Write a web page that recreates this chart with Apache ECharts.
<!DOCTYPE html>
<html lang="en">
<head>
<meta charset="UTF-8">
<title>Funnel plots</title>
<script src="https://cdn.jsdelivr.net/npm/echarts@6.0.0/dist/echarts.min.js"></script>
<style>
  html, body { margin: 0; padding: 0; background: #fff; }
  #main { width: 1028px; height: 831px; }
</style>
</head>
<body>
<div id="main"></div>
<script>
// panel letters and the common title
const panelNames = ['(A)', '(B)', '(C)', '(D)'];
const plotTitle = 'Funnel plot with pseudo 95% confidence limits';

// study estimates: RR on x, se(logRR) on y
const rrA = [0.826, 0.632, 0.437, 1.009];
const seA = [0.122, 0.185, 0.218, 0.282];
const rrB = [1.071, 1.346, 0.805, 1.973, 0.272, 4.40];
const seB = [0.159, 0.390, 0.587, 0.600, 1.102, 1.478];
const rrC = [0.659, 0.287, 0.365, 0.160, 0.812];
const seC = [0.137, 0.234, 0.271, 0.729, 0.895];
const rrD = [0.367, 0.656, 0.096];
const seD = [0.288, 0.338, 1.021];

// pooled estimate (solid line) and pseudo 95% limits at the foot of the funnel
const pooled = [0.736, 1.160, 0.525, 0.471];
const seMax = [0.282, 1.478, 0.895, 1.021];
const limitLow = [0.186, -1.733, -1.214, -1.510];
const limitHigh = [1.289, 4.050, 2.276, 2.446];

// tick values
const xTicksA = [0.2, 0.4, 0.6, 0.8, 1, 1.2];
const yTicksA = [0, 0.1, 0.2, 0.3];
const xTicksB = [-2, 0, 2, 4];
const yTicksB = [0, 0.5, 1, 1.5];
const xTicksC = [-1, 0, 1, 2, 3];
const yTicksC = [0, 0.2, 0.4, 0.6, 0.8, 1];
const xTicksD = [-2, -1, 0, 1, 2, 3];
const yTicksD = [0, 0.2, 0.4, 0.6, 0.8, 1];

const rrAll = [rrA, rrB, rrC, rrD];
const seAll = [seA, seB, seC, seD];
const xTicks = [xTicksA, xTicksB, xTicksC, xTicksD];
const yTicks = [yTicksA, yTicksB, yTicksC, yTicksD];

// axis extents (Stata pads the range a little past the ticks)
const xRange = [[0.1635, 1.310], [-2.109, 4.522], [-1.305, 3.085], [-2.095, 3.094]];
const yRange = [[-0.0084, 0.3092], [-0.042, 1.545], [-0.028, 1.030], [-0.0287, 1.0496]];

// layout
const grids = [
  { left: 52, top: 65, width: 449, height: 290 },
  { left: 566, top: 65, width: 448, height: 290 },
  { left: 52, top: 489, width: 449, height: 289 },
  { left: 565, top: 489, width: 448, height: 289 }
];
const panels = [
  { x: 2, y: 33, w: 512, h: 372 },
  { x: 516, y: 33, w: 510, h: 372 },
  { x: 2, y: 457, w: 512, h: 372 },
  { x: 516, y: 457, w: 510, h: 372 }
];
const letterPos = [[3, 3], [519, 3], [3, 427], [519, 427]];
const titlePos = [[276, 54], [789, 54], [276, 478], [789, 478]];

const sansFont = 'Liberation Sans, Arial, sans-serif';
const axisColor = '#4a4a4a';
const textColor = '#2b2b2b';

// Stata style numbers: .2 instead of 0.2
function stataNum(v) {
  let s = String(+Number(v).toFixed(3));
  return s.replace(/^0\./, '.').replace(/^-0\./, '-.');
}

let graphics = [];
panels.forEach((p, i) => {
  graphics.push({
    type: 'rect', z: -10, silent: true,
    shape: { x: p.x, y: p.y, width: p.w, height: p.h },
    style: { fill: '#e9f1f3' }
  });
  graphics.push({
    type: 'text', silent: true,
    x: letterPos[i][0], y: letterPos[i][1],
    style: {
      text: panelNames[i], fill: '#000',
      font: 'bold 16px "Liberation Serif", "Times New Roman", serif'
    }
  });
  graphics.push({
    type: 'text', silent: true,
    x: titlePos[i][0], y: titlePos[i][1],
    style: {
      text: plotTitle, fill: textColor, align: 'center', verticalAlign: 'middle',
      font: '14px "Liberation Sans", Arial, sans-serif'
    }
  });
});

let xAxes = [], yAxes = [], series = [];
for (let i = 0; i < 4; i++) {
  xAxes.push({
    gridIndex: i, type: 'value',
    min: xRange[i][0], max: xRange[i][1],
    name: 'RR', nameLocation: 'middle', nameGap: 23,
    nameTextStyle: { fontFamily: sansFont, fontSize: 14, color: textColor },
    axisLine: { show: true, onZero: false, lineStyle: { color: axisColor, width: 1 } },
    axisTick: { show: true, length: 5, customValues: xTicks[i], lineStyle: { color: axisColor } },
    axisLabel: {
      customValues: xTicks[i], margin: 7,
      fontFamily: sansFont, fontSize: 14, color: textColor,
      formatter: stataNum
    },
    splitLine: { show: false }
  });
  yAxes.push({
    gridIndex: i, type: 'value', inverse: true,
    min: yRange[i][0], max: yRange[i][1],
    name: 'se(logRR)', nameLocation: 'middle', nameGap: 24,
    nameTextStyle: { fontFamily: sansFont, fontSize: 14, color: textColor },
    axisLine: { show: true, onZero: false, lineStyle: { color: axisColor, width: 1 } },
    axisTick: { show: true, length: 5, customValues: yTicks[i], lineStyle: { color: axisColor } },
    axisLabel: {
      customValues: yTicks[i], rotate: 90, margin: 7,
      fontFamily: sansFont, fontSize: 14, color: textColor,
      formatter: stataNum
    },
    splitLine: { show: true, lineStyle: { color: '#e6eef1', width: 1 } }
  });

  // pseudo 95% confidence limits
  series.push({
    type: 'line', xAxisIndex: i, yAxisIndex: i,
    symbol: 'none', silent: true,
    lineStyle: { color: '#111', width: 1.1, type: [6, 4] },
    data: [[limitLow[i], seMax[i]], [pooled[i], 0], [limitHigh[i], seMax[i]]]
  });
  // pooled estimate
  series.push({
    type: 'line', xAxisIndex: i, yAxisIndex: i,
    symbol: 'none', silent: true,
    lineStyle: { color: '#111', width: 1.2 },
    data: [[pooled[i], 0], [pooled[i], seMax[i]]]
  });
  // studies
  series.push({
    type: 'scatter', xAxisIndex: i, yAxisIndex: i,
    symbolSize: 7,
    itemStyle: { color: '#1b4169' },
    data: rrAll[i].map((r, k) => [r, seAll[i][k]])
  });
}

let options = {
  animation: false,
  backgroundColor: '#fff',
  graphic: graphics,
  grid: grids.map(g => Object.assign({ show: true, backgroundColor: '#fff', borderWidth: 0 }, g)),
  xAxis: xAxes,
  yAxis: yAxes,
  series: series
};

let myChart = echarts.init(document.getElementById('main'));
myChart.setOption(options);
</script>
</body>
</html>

------

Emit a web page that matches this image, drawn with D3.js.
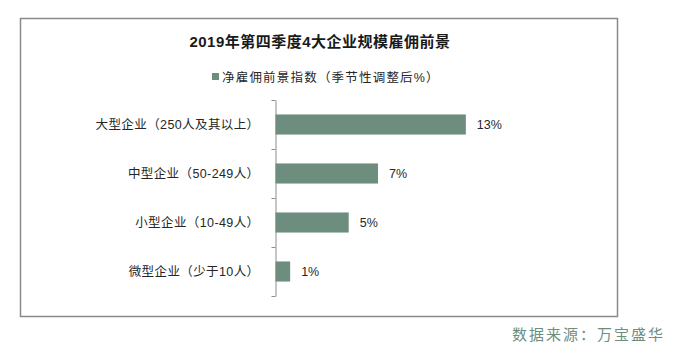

------

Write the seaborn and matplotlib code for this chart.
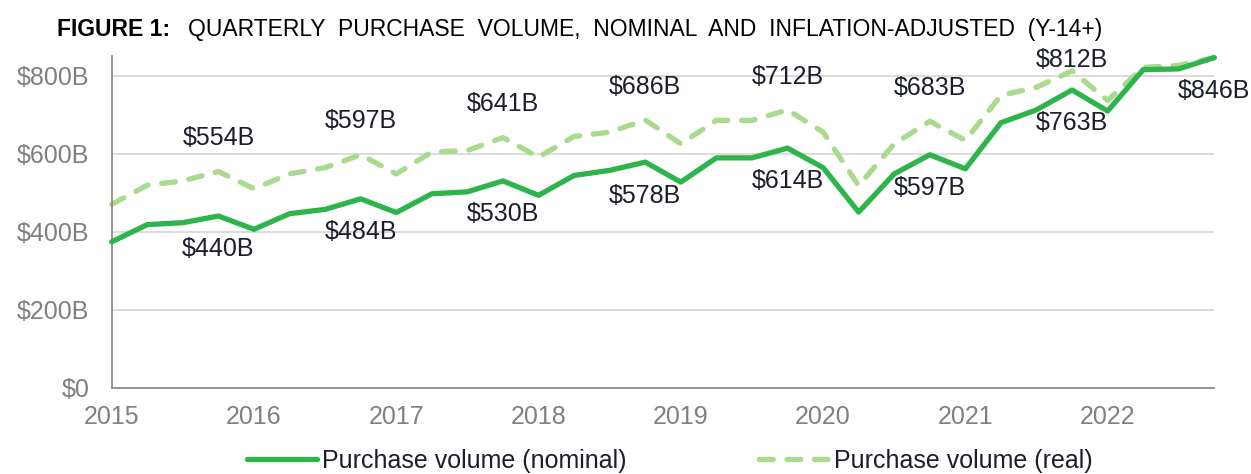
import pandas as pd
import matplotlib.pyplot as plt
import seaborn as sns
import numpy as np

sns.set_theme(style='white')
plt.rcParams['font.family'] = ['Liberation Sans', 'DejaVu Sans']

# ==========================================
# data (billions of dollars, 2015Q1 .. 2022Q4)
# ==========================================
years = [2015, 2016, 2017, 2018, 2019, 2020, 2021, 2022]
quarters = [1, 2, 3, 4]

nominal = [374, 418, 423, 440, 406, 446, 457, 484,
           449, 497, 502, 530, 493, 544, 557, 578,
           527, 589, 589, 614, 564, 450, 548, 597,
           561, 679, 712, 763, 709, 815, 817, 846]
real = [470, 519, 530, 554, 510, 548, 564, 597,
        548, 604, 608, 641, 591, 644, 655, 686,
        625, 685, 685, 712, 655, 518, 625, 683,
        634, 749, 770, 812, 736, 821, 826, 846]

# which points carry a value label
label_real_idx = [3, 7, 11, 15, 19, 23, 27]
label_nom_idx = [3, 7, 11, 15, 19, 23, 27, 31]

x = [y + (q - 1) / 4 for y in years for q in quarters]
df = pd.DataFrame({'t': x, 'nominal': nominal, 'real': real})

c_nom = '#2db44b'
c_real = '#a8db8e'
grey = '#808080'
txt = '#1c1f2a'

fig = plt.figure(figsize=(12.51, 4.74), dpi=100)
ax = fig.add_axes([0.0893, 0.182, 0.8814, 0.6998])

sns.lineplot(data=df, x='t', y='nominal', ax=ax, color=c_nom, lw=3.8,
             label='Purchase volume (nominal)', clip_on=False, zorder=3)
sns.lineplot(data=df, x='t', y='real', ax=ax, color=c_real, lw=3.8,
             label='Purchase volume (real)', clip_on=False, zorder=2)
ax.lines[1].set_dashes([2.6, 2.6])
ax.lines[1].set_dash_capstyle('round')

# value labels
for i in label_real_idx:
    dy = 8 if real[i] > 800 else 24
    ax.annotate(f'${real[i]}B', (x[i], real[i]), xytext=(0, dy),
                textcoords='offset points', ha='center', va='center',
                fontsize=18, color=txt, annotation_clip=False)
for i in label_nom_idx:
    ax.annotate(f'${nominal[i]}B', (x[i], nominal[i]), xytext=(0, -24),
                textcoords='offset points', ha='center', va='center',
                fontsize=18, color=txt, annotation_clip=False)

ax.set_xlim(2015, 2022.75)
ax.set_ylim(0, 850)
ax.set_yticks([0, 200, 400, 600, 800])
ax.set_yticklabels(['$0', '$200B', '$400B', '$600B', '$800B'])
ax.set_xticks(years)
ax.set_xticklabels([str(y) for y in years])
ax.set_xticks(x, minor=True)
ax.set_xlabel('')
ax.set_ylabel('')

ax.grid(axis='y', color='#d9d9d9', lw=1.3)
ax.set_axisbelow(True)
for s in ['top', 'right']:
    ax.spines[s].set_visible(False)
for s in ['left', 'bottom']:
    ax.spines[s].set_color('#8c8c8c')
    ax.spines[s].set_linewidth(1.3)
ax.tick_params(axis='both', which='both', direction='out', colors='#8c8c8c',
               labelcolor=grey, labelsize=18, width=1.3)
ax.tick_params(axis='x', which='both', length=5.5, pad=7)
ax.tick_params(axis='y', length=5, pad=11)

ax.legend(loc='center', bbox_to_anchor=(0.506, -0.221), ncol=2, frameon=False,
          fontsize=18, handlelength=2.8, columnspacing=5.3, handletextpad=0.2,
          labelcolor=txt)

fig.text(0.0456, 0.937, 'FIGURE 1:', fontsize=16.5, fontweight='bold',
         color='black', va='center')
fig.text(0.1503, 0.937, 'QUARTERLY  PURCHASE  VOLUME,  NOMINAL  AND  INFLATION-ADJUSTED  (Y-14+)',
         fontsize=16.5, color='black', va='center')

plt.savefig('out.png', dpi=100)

------

AIM OF THE EXERCISE: In the listing above, find the line with "Write the seaborn" and the line with "ax = fig.add_axes([0.0893, 0.182, 0.8814, 0.6998])". Copy both of them and every line between, exactly, but not the pictures.

CORRECT ANSWER:
Write the seaborn and matplotlib code for this chart.
import pandas as pd
import matplotlib.pyplot as plt
import seaborn as sns
import numpy as np

sns.set_theme(style='white')
plt.rcParams['font.family'] = ['Liberation Sans', 'DejaVu Sans']

# ==========================================
# data (billions of dollars, 2015Q1 .. 2022Q4)
# ==========================================
years = [2015, 2016, 2017, 2018, 2019, 2020, 2021, 2022]
quarters = [1, 2, 3, 4]

nominal = [374, 418, 423, 440, 406, 446, 457, 484,
           449, 497, 502, 530, 493, 544, 557, 578,
           527, 589, 589, 614, 564, 450, 548, 597,
           561, 679, 712, 763, 709, 815, 817, 846]
real = [470, 519, 530, 554, 510, 548, 564, 597,
        548, 604, 608, 641, 591, 644, 655, 686,
        625, 685, 685, 712, 655, 518, 625, 683,
        634, 749, 770, 812, 736, 821, 826, 846]

# which points carry a value label
label_real_idx = [3, 7, 11, 15, 19, 23, 27]
label_nom_idx = [3, 7, 11, 15, 19, 23, 27, 31]

x = [y + (q - 1) / 4 for y in years for q in quarters]
df = pd.DataFrame({'t': x, 'nominal': nominal, 'real': real})

c_nom = '#2db44b'
c_real = '#a8db8e'
grey = '#808080'
txt = '#1c1f2a'

fig = plt.figure(figsize=(12.51, 4.74), dpi=100)
ax = fig.add_axes([0.0893, 0.182, 0.8814, 0.6998])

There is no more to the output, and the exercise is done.